Baseball, as we so often note around here, is unpredictable. Especially when it comes to the playoffs. You can be the best team in the land for six months but a few bad days can end your season once October hits.
In 2001 the Seattle Mariners won 116 games in the regular season but lost the ALCS to the Yankees, four games to one. In 1906 the Cubs won 116 games in a 152-game season and lost the World Series. In 1954 the Indians won 111 games in a 154-game season and lost the World Series. In 1931 the Philadelphia A’s won 107 games and lost the World Series.
More recently, with the advent of expanded playoffs, the chances for the team with the best record to win the World Series have been pretty dang terrible. Since the beginning of the wild card era, only five times has the team with the game’s best record gone on to win the World Series: The 1998 and 2009 Yankees, the 2007 and 2013 Red Sox and the 2016 Cubs. That’s it.
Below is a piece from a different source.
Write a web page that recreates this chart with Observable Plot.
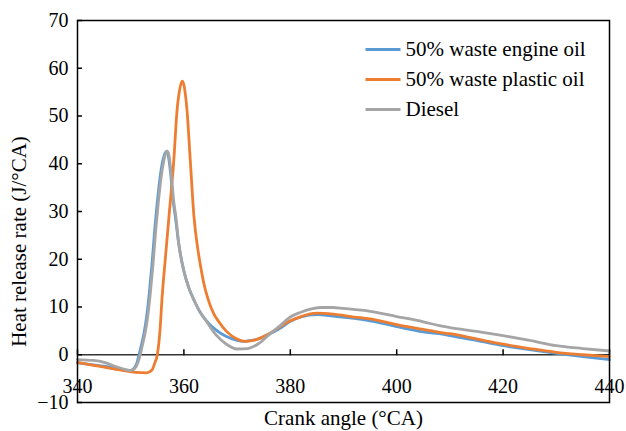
<!DOCTYPE html>
<html>
<head>
<meta charset="utf-8">
<script src="https://cdn.jsdelivr.net/npm/d3@7"></script>
<script src="https://cdn.jsdelivr.net/npm/@observablehq/plot@0.6"></script>
<style>
  html, body { margin: 0; padding: 0; background: #fff; }
</style>
</head>
<body>
<div id="chart"></div>
<script>
// ---- Data ----
const seriesNames = ["50% waste engine oil", "50% waste plastic oil", "Diesel"];
const seriesColors = ["#5b9bd5", "#ed7d31", "#a5a5a5"];

const engineX = [340,343,345,347,349,350,351,351.5,352,352.5,353,353.5,354,354.5,355,355.5,356,356.7,357,357.5,358,358.4,359,360,361,362,363,364,366,368,370,371.2,372,374,376,378,380,382,385,388,392,395,400,405,408,410,415,420,425,430,435,440];
const engineY = [-1.7,-2.1,-2.4,-2.8,-3.2,-3.3,-2.2,-0.3,2,4.5,8,13,19,26,32,37,40.5,42.6,42,38,32,28.8,23.5,17.5,13.8,11.2,9,7.4,5.2,3.8,3.0,2.8,2.9,3.3,4.3,5.5,7,7.9,8.4,8.1,7.6,7.1,5.9,4.8,4.4,4.0,3.0,1.9,1.1,0.3,-0.4,-1.0];

const plasticX = [340,343,345,347,349,351,353,354,354.5,355,355.5,355.9,356.5,357.2,358.1,358.7,359.2,359.7,360,360.6,361.2,361.9,362.5,363.1,363.7,364.5,365.6,366.5,368,370,371.5,373,375,376.5,378,380,382,385,388,392,395,400,405,408,410,415,420,425,430,435,440];
const plasticY = [-1.6,-2.2,-2.6,-3,-3.4,-3.7,-3.8,-3.2,-1.8,0,5,12,20,29,40.7,51,55.5,57.3,56.5,51,40.7,28.8,23,18.8,15.2,11.8,8.6,7,4.9,3.3,2.8,3.0,3.8,4.7,5.8,7.1,8.0,8.7,8.5,7.9,7.5,6.3,5.3,4.7,4.4,3.3,2.2,1.3,0.5,0,-0.4];

const dieselX = [340,343,345,347,349,350,351,351.8,352.2,352.7,353.2,353.7,354.2,354.7,355.2,355.7,356.2,356.8,357.1,357.6,358.1,358.5,359,360,361,362,363,364,366,368,370,372,374,376,378,380,382,384,386,388,390,395,400,405,408,410,415,420,425,430,435,440];
const dieselY = [-1,-1.2,-1.6,-2.4,-3.1,-3.3,-2.5,0,2,4.5,8,13,19,26,32,37,40.5,42.7,42.2,38,32,28.8,23.5,17.5,13.8,11.2,9,7.4,4.2,2.2,1.2,1.3,2.3,4.2,6,7.9,8.9,9.6,9.9,9.9,9.7,9.1,8.0,6.9,6.1,5.7,4.9,4.0,3.0,1.9,1.3,0.8];

const xTicks = [340, 360, 380, 400, 420, 440];
const yTicks = [-10, 0, 10, 20, 30, 40, 50, 60, 70];
const xLabel = "Crank angle (°CA)";
const yLabel = "Heat release rate (J/°CA)";

// ---- Build table ----
const rows = [];
[[engineX, engineY], [plasticX, plasticY], [dieselX, dieselY]].forEach(([xs, ys], i) => {
  xs.forEach((x, j) => rows.push({series: seriesNames[i], angle: x, hrr: ys[j]}));
});

const FONT = "Liberation Serif, DejaVu Serif, serif";
const W = 626, H = 431;
const mL = 77, mR = 17, mT = 20, mB = 29;
const yDomain = [-10, 70];
const y0px = mT + (yDomain[1] - 0) / (yDomain[1] - yDomain[0]) * (H - mT - mB);

const lineSymbol = {
  draw(ctx) { ctx.moveTo(-17.5, 0); ctx.lineTo(17.5, 0); }
};

const legendMarks = seriesNames.flatMap((name, i) => [
  Plot.dot([name], {frameAnchor: "top-left", dx: 382.5 - mL, dy: 29 + 30 * i,
    symbol: lineSymbol, r: 5, fill: "none", stroke: seriesColors[i], strokeWidth: 3}),
  Plot.text([name], {frameAnchor: "top-left", dx: 405 - mL, dy: 29 + 30 * i,
    text: d => d, textAnchor: "start", lineAnchor: "middle", fontSize: 21, fontFamily: FONT, fill: "#000"})
]);

const chart = Plot.plot({
  width: W,
  height: H,
  marginLeft: mL, marginRight: mR, marginTop: mT, marginBottom: mB,
  style: {fontFamily: FONT, fontSize: "20px", color: "#000", background: "#fff"},
  x: {domain: [340, 440], label: null},
  y: {domain: yDomain, label: null},
  color: {domain: seriesNames, range: seriesColors},
  marks: [
    Plot.ruleY([0], {stroke: "#333", strokeWidth: 1.5}),
    Plot.axisY({ticks: yTicks, tickSize: 0, tickPadding: 9, label: null, fontFamily: FONT, fontSize: 20, tickFormat: d => d < 0 ? "\u2212" + Math.abs(d) : String(d)}),
    Plot.axisY({ticks: yTicks, tickSize: 5, dx: 5, label: null, tickFormat: () => "", strokeWidth: 1.5}),
    Plot.axisX({anchor: "bottom", ticks: xTicks, tickSize: 0, tickPadding: 0, dy: -24, label: null, fontFamily: FONT, fontSize: 20}),
    Plot.axisX({anchor: "top", ticks: xTicks, tickSize: 6, dy: y0px - mT, label: null, tickFormat: () => "", strokeWidth: 1.5}),
    Plot.line(rows, {x: "angle", y: "hrr", z: "series", stroke: "series", strokeWidth: 2.8, curve: "monotone-x"}),
    Plot.frame({stroke: "#000", strokeWidth: 1.5}),
    ...legendMarks,
    Plot.text([yLabel], {frameAnchor: "left", dx: -58, dy: 30, rotate: -90, text: d => d, textAnchor: "middle", lineAnchor: "middle", fontSize: 21, fontFamily: FONT, fill: "#000"}),
    Plot.text([xLabel], {frameAnchor: "bottom", dy: 16, text: d => d, textAnchor: "middle", lineAnchor: "middle", fontSize: 21, fontFamily: FONT, fill: "#000"})
  ]
});

document.getElementById("chart").appendChild(chart);
</script>
</body>
</html>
At the moment, the Los Angeles Dodgers have baseball’s best record. They’re 71-31 and sit 12 games up in their division. Their playoff chances are almost 100%. The above examples notwithstanding, if you had to make a prediction as to who might win the World Series, it would not be unreasonable to pick the Dodgers. Sure, you’d want to make sure they got Clayton Kershaw back by early September or thereabouts to make it a safer prediction, but it’d be a totally defensible pick. Maybe even the one most people make.
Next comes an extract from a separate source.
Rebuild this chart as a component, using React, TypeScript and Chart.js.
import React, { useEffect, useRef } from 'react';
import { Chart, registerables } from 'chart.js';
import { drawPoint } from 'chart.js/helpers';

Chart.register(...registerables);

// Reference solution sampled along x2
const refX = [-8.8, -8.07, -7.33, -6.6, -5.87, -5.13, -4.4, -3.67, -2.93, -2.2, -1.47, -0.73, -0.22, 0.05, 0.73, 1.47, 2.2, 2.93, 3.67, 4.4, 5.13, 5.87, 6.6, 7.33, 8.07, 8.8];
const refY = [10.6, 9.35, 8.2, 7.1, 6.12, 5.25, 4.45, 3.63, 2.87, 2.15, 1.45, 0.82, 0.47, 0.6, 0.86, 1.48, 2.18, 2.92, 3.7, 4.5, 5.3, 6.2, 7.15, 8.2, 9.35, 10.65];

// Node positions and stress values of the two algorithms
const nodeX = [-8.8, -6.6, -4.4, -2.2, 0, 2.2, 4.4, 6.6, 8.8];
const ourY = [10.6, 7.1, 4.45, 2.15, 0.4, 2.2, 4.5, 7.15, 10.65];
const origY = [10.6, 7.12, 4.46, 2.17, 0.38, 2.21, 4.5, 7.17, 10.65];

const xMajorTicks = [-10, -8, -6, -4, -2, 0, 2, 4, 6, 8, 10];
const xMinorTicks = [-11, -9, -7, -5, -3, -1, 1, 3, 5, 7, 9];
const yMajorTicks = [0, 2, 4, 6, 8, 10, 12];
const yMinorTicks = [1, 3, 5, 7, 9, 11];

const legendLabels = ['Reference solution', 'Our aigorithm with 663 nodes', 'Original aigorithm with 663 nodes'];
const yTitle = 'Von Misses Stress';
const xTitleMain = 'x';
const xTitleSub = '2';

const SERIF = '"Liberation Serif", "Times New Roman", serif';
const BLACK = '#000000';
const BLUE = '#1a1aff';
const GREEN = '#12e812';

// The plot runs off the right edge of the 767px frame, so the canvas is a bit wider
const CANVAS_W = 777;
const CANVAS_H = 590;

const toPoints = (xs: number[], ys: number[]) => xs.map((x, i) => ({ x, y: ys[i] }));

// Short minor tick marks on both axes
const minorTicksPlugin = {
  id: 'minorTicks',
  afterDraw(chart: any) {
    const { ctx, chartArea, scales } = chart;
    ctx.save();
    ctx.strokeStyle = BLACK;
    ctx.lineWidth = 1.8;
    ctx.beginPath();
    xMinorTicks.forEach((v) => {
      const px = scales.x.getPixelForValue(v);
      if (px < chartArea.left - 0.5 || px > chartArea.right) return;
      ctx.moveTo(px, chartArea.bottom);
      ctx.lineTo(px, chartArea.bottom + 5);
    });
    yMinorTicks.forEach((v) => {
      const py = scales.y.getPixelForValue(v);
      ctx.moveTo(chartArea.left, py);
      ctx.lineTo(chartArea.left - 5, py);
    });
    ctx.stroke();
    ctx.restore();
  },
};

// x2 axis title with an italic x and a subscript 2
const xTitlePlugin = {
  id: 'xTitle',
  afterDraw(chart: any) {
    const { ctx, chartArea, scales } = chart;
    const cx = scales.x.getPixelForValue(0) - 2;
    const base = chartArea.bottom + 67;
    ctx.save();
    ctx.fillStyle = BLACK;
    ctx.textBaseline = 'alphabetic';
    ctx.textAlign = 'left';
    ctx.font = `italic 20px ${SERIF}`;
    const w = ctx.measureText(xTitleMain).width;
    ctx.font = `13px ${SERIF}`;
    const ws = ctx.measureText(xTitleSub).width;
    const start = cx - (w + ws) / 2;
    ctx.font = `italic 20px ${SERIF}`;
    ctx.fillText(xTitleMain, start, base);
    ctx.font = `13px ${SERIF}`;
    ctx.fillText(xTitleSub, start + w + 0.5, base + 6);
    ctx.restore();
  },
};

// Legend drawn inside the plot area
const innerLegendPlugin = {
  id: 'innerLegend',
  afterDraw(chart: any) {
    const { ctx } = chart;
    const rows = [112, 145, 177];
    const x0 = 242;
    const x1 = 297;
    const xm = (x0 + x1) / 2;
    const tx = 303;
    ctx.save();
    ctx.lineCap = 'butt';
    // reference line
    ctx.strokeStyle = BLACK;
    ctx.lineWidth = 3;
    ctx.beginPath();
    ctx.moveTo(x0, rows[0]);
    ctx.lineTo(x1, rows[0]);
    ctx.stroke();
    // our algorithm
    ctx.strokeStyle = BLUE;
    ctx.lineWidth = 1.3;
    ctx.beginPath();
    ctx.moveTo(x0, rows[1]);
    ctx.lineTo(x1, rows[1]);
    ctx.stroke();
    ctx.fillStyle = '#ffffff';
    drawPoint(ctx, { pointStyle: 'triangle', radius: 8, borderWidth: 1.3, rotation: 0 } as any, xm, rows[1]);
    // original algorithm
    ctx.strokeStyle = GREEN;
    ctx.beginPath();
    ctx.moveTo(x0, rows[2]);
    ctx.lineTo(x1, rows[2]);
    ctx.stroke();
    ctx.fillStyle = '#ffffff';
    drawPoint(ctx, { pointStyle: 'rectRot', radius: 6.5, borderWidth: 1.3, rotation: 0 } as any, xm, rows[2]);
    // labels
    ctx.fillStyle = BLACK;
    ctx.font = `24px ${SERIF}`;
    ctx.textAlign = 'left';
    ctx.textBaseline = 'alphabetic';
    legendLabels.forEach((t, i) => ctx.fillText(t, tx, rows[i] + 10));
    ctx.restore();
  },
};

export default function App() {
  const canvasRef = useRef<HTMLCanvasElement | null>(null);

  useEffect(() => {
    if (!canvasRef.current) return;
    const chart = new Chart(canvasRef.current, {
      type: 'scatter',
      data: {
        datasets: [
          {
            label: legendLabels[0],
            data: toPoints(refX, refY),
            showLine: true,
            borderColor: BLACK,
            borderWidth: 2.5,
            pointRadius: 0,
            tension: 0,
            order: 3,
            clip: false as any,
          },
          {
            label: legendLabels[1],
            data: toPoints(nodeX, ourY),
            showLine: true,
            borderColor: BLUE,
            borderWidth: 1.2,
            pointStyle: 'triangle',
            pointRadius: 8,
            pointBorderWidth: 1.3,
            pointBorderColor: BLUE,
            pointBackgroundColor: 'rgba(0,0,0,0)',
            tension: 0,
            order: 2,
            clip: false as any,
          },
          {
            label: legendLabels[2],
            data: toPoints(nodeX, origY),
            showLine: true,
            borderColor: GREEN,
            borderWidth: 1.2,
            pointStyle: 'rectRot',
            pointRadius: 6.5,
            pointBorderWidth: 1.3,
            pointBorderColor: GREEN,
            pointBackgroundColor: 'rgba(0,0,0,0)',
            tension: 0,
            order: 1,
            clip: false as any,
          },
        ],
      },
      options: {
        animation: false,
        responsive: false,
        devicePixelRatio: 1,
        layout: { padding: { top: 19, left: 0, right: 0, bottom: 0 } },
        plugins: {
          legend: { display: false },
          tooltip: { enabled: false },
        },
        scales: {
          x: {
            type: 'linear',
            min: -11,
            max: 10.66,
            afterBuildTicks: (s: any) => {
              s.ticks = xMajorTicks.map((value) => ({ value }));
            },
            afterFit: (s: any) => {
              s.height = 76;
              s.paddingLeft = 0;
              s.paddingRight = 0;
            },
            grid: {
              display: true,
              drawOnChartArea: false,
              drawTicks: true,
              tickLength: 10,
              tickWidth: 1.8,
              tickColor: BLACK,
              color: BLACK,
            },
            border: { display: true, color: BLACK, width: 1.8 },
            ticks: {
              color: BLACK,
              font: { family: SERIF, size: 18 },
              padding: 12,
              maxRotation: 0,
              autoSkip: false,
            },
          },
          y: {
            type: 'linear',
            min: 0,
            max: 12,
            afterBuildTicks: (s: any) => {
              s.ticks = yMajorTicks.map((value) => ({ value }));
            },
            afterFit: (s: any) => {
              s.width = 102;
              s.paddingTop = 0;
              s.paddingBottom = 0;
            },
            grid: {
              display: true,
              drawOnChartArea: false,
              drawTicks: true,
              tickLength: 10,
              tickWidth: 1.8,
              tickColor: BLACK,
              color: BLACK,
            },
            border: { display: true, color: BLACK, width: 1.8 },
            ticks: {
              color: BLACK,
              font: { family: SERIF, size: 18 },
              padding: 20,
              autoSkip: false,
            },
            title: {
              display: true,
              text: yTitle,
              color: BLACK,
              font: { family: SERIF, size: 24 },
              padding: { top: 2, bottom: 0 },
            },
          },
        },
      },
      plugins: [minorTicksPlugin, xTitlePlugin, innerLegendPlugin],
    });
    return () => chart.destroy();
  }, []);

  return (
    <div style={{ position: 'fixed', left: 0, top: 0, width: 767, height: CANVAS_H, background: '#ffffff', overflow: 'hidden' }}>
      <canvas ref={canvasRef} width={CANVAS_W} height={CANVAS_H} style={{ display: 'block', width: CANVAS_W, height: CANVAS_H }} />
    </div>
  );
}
But it’d be the utmost in magical thinking to presume that one could make such a prediction with any degree of certainty, right? The Los Angeles Times, however, passes along some Magical thinking:Magic Johnson called his shot Thursday night, and he wasn’t shy about it. The Dodgers’ co-owner did not hesitate when he predicted how the team would finish this year.
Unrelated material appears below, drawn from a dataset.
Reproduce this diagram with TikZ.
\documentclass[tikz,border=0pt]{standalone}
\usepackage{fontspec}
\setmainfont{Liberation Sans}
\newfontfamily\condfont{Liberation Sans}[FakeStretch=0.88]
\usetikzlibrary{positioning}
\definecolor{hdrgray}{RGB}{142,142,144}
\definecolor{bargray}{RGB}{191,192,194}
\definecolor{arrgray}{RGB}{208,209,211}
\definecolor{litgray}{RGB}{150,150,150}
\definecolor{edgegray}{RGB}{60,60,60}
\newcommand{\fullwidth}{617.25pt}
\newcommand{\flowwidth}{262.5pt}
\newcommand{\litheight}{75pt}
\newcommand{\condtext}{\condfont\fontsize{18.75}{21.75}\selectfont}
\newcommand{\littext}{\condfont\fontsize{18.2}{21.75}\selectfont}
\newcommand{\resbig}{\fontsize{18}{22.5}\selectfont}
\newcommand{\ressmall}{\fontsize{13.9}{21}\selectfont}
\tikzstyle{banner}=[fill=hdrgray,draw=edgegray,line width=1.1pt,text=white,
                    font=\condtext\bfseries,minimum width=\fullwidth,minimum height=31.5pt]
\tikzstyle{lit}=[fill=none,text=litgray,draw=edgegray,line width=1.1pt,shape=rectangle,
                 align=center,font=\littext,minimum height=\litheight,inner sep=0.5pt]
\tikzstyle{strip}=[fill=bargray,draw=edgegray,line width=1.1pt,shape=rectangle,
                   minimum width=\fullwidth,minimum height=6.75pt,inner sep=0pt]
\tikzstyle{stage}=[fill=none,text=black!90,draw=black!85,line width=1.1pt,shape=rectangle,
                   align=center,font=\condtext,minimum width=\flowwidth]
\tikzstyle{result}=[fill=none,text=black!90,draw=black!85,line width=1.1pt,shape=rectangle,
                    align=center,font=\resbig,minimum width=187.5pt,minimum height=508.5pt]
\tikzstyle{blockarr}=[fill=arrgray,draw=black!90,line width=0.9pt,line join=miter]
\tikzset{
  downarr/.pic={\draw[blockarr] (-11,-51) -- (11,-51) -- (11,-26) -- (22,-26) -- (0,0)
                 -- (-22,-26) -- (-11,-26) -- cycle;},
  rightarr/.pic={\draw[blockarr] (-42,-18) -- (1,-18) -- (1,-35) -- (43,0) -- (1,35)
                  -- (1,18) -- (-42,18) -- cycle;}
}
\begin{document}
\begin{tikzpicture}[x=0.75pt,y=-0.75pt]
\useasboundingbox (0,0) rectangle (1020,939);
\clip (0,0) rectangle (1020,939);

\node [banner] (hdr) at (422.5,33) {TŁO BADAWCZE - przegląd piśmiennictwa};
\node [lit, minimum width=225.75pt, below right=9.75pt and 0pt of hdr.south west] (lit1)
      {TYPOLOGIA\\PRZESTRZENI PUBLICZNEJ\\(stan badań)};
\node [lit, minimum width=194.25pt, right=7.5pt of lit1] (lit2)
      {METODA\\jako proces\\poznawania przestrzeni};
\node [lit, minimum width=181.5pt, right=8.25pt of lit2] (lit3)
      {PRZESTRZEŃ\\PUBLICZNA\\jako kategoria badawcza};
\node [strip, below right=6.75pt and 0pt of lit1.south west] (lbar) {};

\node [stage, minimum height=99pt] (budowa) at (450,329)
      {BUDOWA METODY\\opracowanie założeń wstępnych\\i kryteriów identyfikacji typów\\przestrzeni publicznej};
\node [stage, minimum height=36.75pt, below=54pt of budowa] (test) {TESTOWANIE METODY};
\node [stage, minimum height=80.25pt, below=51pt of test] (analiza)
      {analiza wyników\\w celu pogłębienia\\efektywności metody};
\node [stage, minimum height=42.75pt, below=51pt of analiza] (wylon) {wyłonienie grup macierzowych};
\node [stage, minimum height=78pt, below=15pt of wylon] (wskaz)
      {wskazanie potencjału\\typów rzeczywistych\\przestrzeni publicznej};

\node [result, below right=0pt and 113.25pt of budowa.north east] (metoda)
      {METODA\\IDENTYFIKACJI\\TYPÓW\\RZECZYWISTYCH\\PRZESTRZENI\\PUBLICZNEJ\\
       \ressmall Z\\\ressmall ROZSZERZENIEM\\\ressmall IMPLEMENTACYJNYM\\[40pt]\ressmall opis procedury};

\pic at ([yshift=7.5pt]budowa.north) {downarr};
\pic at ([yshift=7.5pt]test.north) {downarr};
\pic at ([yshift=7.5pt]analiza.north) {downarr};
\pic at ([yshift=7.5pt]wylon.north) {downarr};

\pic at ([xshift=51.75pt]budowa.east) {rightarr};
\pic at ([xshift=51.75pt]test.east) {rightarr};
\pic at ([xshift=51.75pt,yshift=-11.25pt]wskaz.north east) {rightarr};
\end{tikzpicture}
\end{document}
“The Dodgers are going to win the World Series this year,” Johnson said. “This is our year.”
The headline calls it a “guarantee.” I don’t know if I’d call it that -- I think it’s more of a confident prediction -- but it is a bold statement whatever you call it.
If I had to pick one team at the moment -- and we could assume a healthy Clayton Kershaw -- I suppose I would make them my World Series favorites too. And, yes, if I had an ownership interest in the Dodgers, I’d probably say what Johnson said.
But given the example of history, I think “field” would be a much safer bet.